The intense talent war in AI is hyper-concentrated. All major labs are competing for the same cohort of roughly 150-200 globally-known, elite researchers who are seen as capable of making fundamental breakthroughs, creating an extremely competitive and visible talent market.
Multi-million dollar salaries for top AI researchers seem absurd, but they may be underpaid. These individuals aren't just employees; they are capital allocators. A single architectural decision can tie up or waste months of capacity on billion-dollar AI clusters, making their judgment incredibly valuable.
While compute and capital are often cited as AI bottlenecks, the most significant limiting factor is the lack of human talent. There is a fundamental shortage of AI practitioners and data scientists, a gap that current university output and immigration policies are failing to fill, making expertise the most constrained resource.
In a group of 100 experts training an AI, the top 10% will often drive the majority of the model's improvement. This creates a power law dynamic where the ability to source and identify this elite talent becomes a key competitive moat for AI labs and data providers.
The key technical skill for an AI PM is not deep knowledge of model architecture but a higher-level understanding of how to orchestrate AI components. Knowing what AI can do and how systems connect is more valuable than knowing the specifics of fine-tuning or RAG implementation.

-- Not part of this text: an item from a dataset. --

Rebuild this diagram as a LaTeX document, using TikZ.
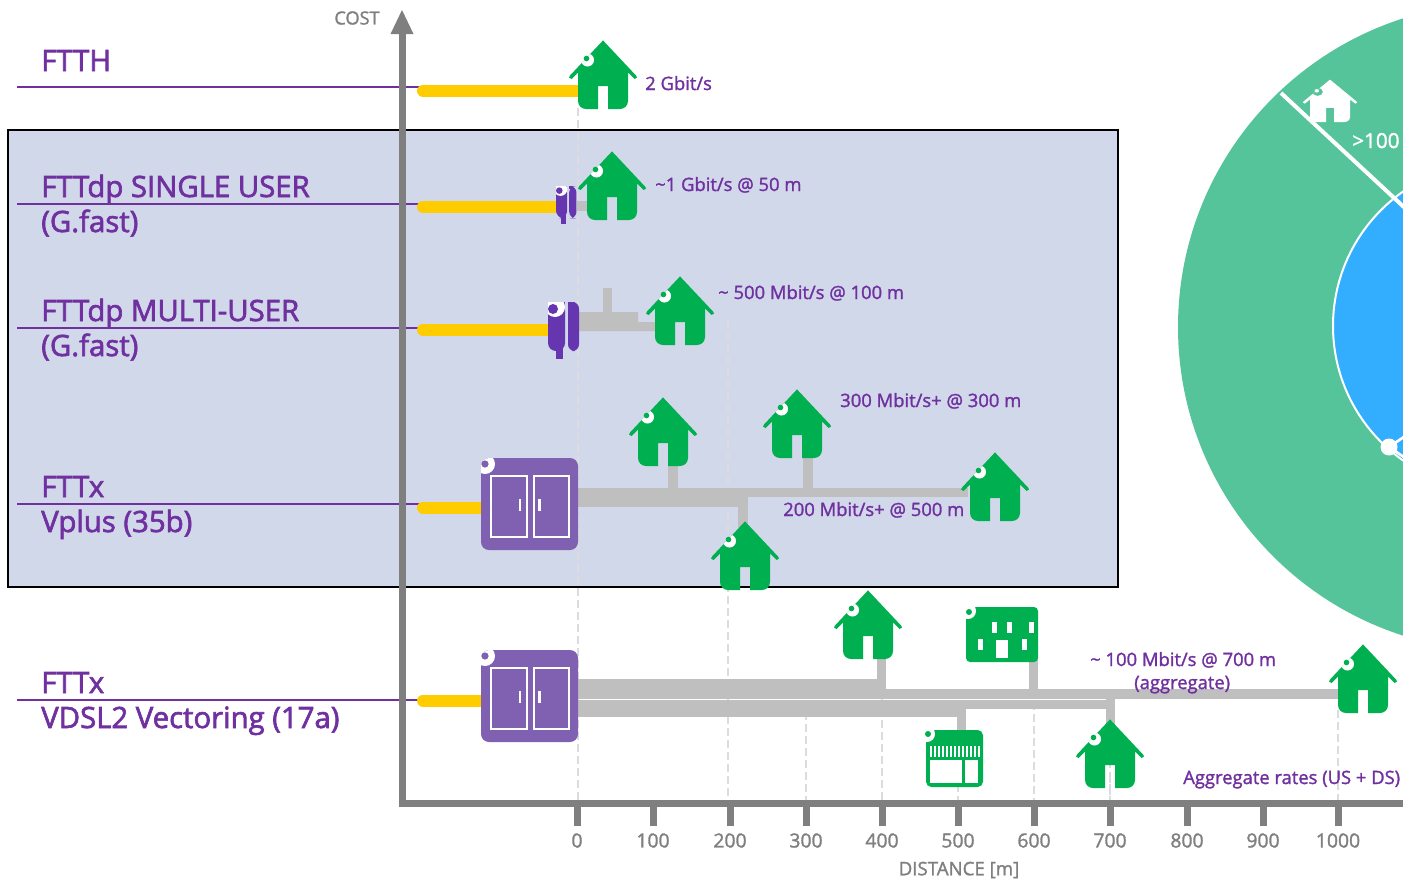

At the start of a tech cycle, the few people with deep, practical experience often don't fit traditional molds (e.g., top CS degrees). Companies must look beyond standard credentials to find this scarce talent, much like early mobile experts who weren't always "cracked" competitive coders.
Contrary to the belief that distribution is the new moat, the crucial differentiator in AI is talent. Building a truly exceptional AI product is incredibly nuanced and complex, requiring a rare skill set. The scarcity of people who can build off models in an intelligent, tasteful way is the real technological moat, not just access to data or customers.